The energy crisis continues – as various other UK crises, including the fuel shortage, rage on.

Six energy suppliers have gone bust in September alone, and millions of us are due to see energy bills go up by an average of £139 a year.

More firms are expected to go under, as global gas prices soar – while some families will be forced to make a heartbreaking choice between food and heating over the winter months.

It’s a sorry state of affairs, and especially frustrating to learn your energy supplier has been affected.

If they have, don’t panic. Here’s everything you need to know.

What to do if your energy company goes under

Firstly, it’s not expected that anyone will lose electricity or gas to their homes.

The UK government has an energy regulator, Ofgem, which ensures a certain level of protection for consumers.

Usually, the failed energy supplier will transfer you to a new, not-failing one – and you won’t need to do anything to make this happen.

It should be a fairly seamless process, and you should be notified when the switch has happened.

As Ofgem explains in a blog post: ‘When suppliers exit the energy market, they will usually arrange to transfer their customers to another supplier through a trade sale.

‘Ofgem has a range of powers we can use to step in and protect households and businesses when suppliers leave in an urgent or unplanned way, for example due to serious financial difficulties.

‘These provide a safety net, ensuring you are seamlessly transferred to a new energy supplier with no disruption to your energy supply.’

If your provider has gone bust, see if a new supplier has been chosen for you (yet) on the Ofgem website.

Note that you won’t get to choose this new supplier, nor the new ‘special’ contract you’re placed under – so you may be looking at a slight price increase.

But Ofgem has a price cap on default tariffs, meaning they can’t go wild and charge you whatever they want.

The price cap goes up on October 1 by £139 – to a maximum of £1,277 a year for customers paying by direct debit.

That said, if you don’t like your new supplier or prices, you can decide if you want to switch – but Ofgem recommends you wait to switch until the new supplier has been fully confirmed.

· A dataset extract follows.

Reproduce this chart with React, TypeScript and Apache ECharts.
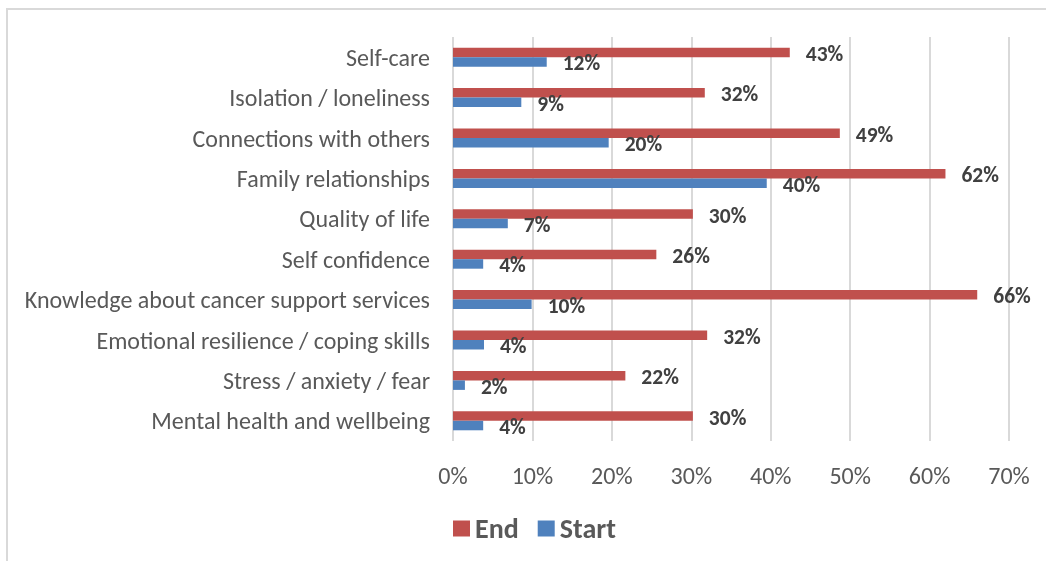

If you do decide to research a better deal, you could get your energy bills as much as £250 under the yearly price cap, according to This Is Money.

There are more than 50 suppliers in the UK – check price comparison sites to find out which one can you offer you the best price.

You shouldn’t lose any existing credit you had with the old supplier, either. You’re entitled to get that back.

Finally, Which? helpfully suggests that, when you find out your energy company has gone under, take meter readings immediately and get a photo of them if possible.

They may come in handy, if you’re contacted by your old or new supplier at any point.